Row 11 — P14 internal follow-up (exception to rule #1). Row 11 is NOT a P15 gap; it is a targeted P14 internal completion that lands when the fence-watchdog branch commits. Its integrity rules are narrower:

  1. Row 11 MUST correspond to an existing PARTIAL or subclaim-only row of the internal matrix — the whole point of the row is to name the follow-up that closes that partial. In this case row 11 corresponds to evidence-matrix Claim 15 PARTIAL (fence quantitative timeout bound). This is the inverse of rule #1 above: row 11 is listed here precisely BECAUSE it appears as PARTIAL in the matrix.
  2. Row 11 MUST NOT be assigned to any P15 track — it is explicitly labeled "P14 internal follow-up (NOT a P15 track)" in the gap table.
  3. Row 11's first-proof gate MUST be a single-package test that closes the matrix PARTIAL row — not a multi-track composite.

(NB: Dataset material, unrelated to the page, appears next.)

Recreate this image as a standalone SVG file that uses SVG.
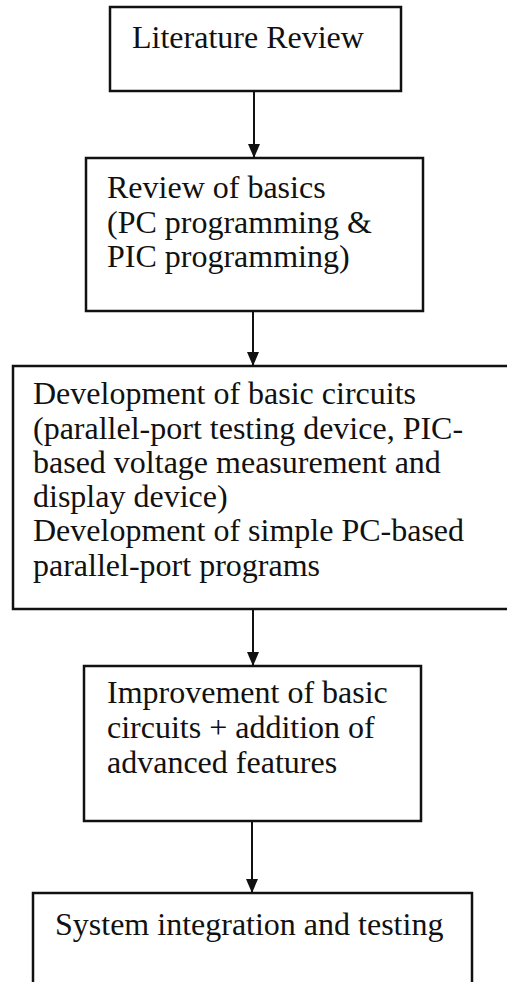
<svg xmlns="http://www.w3.org/2000/svg" width="507" height="982" viewBox="0 0 507 982">
<style>
.box{fill:#fff;stroke:#111;stroke-width:2.5}
.t{font-family:"Liberation Serif","Times New Roman",serif;font-size:32px;fill:#111}
.c{stroke:#111;stroke-width:2;fill:none}
</style>
<defs>
<marker id="ah" markerWidth="14" markerHeight="12" refX="14" refY="6" orient="auto" markerUnits="userSpaceOnUse" viewBox="0 0 14 12">
<path d="M0,0 L14,6 L0,12 Z" fill="#111"/>
</marker>
</defs>
<rect width="507" height="982" fill="#fff"/>
<g id="connectors">
<line class="c" x1="254" y1="91" x2="254" y2="158" marker-end="url(#ah)"/>
<line class="c" x1="253" y1="311" x2="253" y2="366" marker-end="url(#ah)"/>
<line class="c" x1="253" y1="609" x2="253" y2="666" marker-end="url(#ah)"/>
<line class="c" x1="252" y1="821" x2="252" y2="893" marker-end="url(#ah)"/>
</g>
<g id="n1">
<rect class="box" x="110" y="7" width="291" height="84"/>
<text class="t" x="132" y="48">Literature Review</text>
</g>
<g id="n2">
<rect class="box" x="86" y="158" width="337" height="153"/>
<text class="t" x="107" y="198">Review of basics</text>
<text class="t" x="107" y="233">(PC programming &amp;</text>
<text class="t" x="107" y="267">PIC programming)</text>
</g>
<g id="n3">
<rect class="box" x="13" y="366" width="497" height="243"/>
<text class="t" x="33" y="404">Development of basic circuits</text>
<text class="t" x="33" y="439">(parallel-port testing device, PIC-</text>
<text class="t" x="33" y="473">based voltage measurement and</text>
<text class="t" x="33" y="507">display device)</text>
<text class="t" x="33" y="541">Development of simple PC-based</text>
<text class="t" x="33" y="576">parallel-port programs</text>
</g>
<g id="n4">
<rect class="box" x="84" y="666" width="337" height="155"/>
<text class="t" x="107" y="703">Improvement of basic</text>
<text class="t" x="107" y="738">circuits + addition of</text>
<text class="t" x="107" y="773">advanced features</text>
</g>
<g id="n5">
<rect class="box" x="33" y="893" width="439" height="100"/>
<text class="t" x="55" y="935">System integration and testing</text>
</g>
</svg>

Splitting the integrity check this way keeps rule #1 for P15 gaps strict (any cross-reference to PROVEN/PARTIAL in the matrix is a bug there) while making row 11's purpose explicit and auditable (every P14 internal follow-up row should have a matrix PARTIAL anchor).

5. Per-Track Dependency Summary

P15 TrackDepends on P14 claimsNotes
T1 Frontend + Data PathClaims 3, 6, 10, 14 (durable reload, controller-driven, restart re-anchor, placement/rebalance)Core product dependency.
T2 CSI / LifecycleT1 + Claims 6, 10CSI needs a working data path.
T3 External APIClaims 6, 14API translates external verbs to AssignmentAsks.
T4 SecurityT1 + T3Authn/authz sits above the surfaces T1 and T3 expose.
T5 DiagnosticsClaims 2, 8, 11, 12 (supportability / stuck / unsupported evidence)Surfaces what P14 already records internally.
T6 Operator WorkflowClaims 6, 9, 14 (controller-driven, supersede, placement)Operator actions are AssignmentAsks through the controller.
T7 MigrationT1 + T6Needs both frontend and operator surfaces.
T8 DeploymentClaim 3 (durable reload) + T1Depends on durable store shape and frontend.
Final GateAll P14 claims + all P15 tracksComposite.

6. Closure

Every product gap that S8 identifies is listed here with a canonical P15 track or explicit P14 follow-up. Track numbering matches v3-phase-15-product-plan.md. P15 execution starts from this table without needing to re-derive the ownership map.